Postscript:  Apparently it really is legally sanctioned according to CFTC Rule 1.29.  But it still may have been a violation of the laws of fraudulent conveyance.  Where is Eliot Spitzer when you need him?

Here is a synopsis of the likely events from Forbes:

When did MF Global exploit the customer segregated accounts and why? How were the proceeds used to stem the firm’s deepening insolvency?

Based on the sequence of events described above, I believe that MF Global transferred assets, not cash, from customer segregated accounts to a “house” account sometime late Wednesday or early Thursday.

I’ve given those who executed the “nuclear option” to save MF Global the benefit of the doubt. I believe those executives used all available legitimate means to raise cash first, including trying to sell proprietary assets, as CNBC reported, and exhausting existing credit lines. When margin calls on the repurchase agreements and account closure demands from strategically important clients – not the bread and butter individual traders and smaller investors and money managers who got rubber checks – kept coming, they hit the wall.

Why do I believe MF Global executives transferred customer assets not cash to “house” accounts? Because missing cash would be noticed immediately. Their clients were still trading and clearing and cash was required to settle. Securities such as U.S. Treasury Bills, blue-chip equities such as CME Group stock held by many exchange members, and physical assets such as gold, warehouse receipts, and other certificates of title are less active. They would not be missed Thursday through Monday...

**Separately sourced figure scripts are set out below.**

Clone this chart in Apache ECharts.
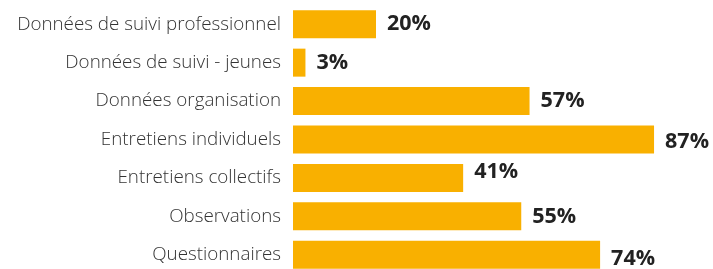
<!DOCTYPE html>
<html>
<head>
<meta charset="utf-8">
<script src="https://cdn.jsdelivr.net/npm/echarts@6/dist/echarts.min.js"></script>
<style>
  html, body { margin: 0; padding: 0; background: #fff; overflow: hidden; }
  #main { width: 713px; height: 276px; }
</style>
</head>
<body>
<div id="main"></div>
<script>
// categories, top to bottom
var categories = [
    'Données de suivi professionnel',
    'Données de suivi - jeunes',
    'Données organisation',
    'Entretiens individuels',
    'Entretiens collectifs',
    'Observations',
    'Questionnaires'
];
// share in %
var values = [20, 3, 57, 87, 41, 55, 74];

// small vertical nudges of the value labels, as in the original
var labelNudge = [0, 0, 0, 2, -6, 1, 4];

var chart = echarts.init(document.getElementById('main'));

var seriesData = values.map(function (v, i) {
    return {
        value: v,
        label: { offset: [0, labelNudge[i]] }
    };
});

var option = {
    animation: false,
    grid: {
        left: 293,
        right: 5,
        top: 5,
        bottom: 2
    },
    xAxis: {
        type: 'value',
        min: 0,
        max: 100,
        show: false
    },
    yAxis: {
        type: 'category',
        data: categories,
        inverse: true,
        axisLine: { show: false },
        axisTick: { show: false },
        splitLine: { show: false },
        axisLabel: {
            margin: 12,
            fontSize: 18.8,
            fontWeight: 300,
            color: '#333',
            fontFamily: 'Open Sans'
        }
    },
    series: [
        {
            type: 'bar',
            data: seriesData,
            barWidth: 28,
            itemStyle: { color: '#F9B000' },
            label: {
                show: true,
                position: 'right',
                distance: 11,
                formatter: '{c}%',
                fontSize: 21.5,
                fontWeight: 'bold',
                color: '#222',
                fontFamily: 'Open Sans'
            }
        }
    ]
};

chart.setOption(option);
</script>
</body>
</html>
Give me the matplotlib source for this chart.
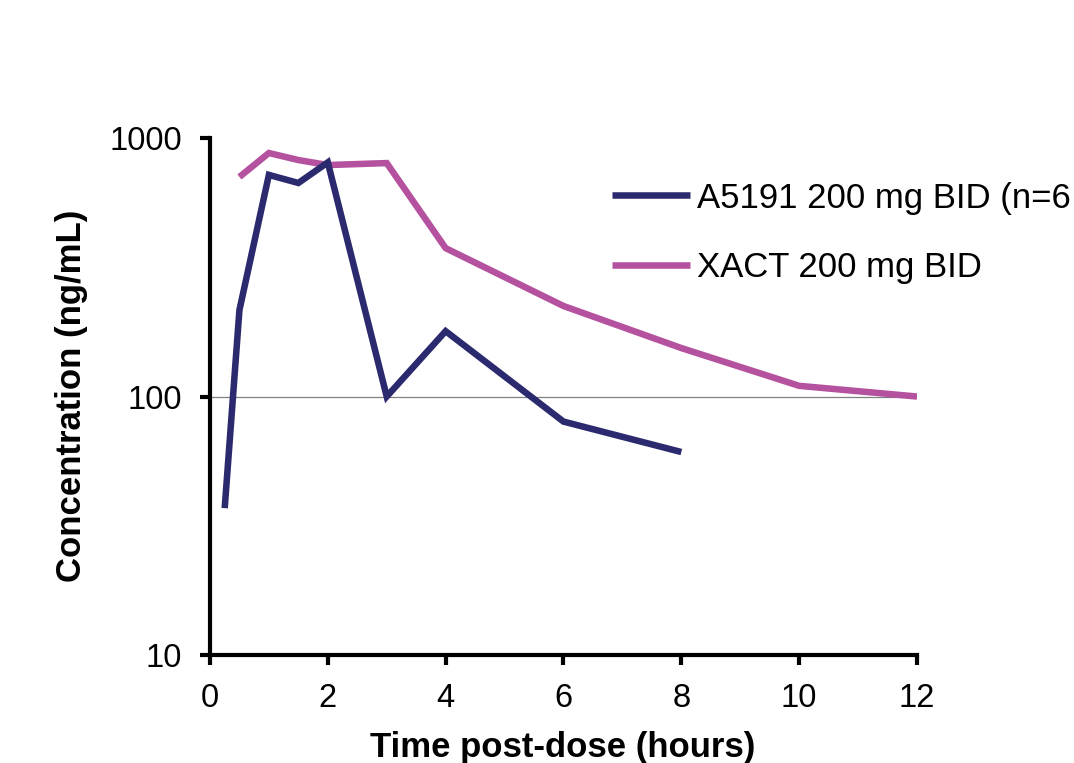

Any firm willing to lend $300-400 million for a week or so against approximately $700 million of customer assets was certainly wise enough to require recourse to those assets in the event of a bankruptcy. Some of the assets, like CME stock, were sure to drop in value if the bankruptcy occurred.

When MF Global filed for bankruptcy midday on Monday October 31, 2011, the lender owned the customer assets.

My guess is the pledged assets were immediately liquidated.

No one is raising their hand to admit they’re the firm who lent MF Global several hundred million dollars, enough to get them through the weekend, based on collateral MF Global had no right to pledge. It’s not clear what the responsibility of a firm is in that situation to ask questions and confirm title. What is clear is that the arrangement, most likely a favor called in based on very strong relationships, must have been planned in advance. When all else failed to generate enough cash on Wednesday afternoon, someone at MF Global pressed the button and set the wheels in motion.

The lender must have had the capacity to make such a loan and the ability to execute a strategy intended to leave few traces. But there are always trails to follow. (Like the traces of the enormous number of put options that were placed prior to 911.)

Regulators can look for records at MF Global and at the DTC of transfers of assets between customer accounts and MF Global house accounts and, then, of those same assets between MF Global and a third party. I suspect there is only one lender, since there was not enough time to arrange for more than one and the potential for exposure would be greater with more counterparties.

I don’t think the last inning lender is one of the banks with existing MF Global accounts. Everyone knew those organizations would be under immediate and heavy scrutiny...."

Read the rest here.

I beg to differ with the author. I do think it is a big, very well-connected name, and I think they are a party to a greater ongoing fraud that will never see the light of day, even if the money is eventually returned. And I have to wonder if anyone of consequence will ever be prosecuted for this, because they simply know too much about this and other things.

This increasingly brazen theft is the consequence of moral hazard from a credibility trap.

I am amazed at how so many people cannot wrap their minds around what is happening in the financial system, as a late stage fraud turns increasingly to blatant looting.

Is this a classic case of cognitive dissonance? No one really wants to hear about it. They look at other things, trivialities. They simply will not see it, until it comes for them. What is it going to take, how far can this go?

If this continues, then nothing you hold in this system is safe.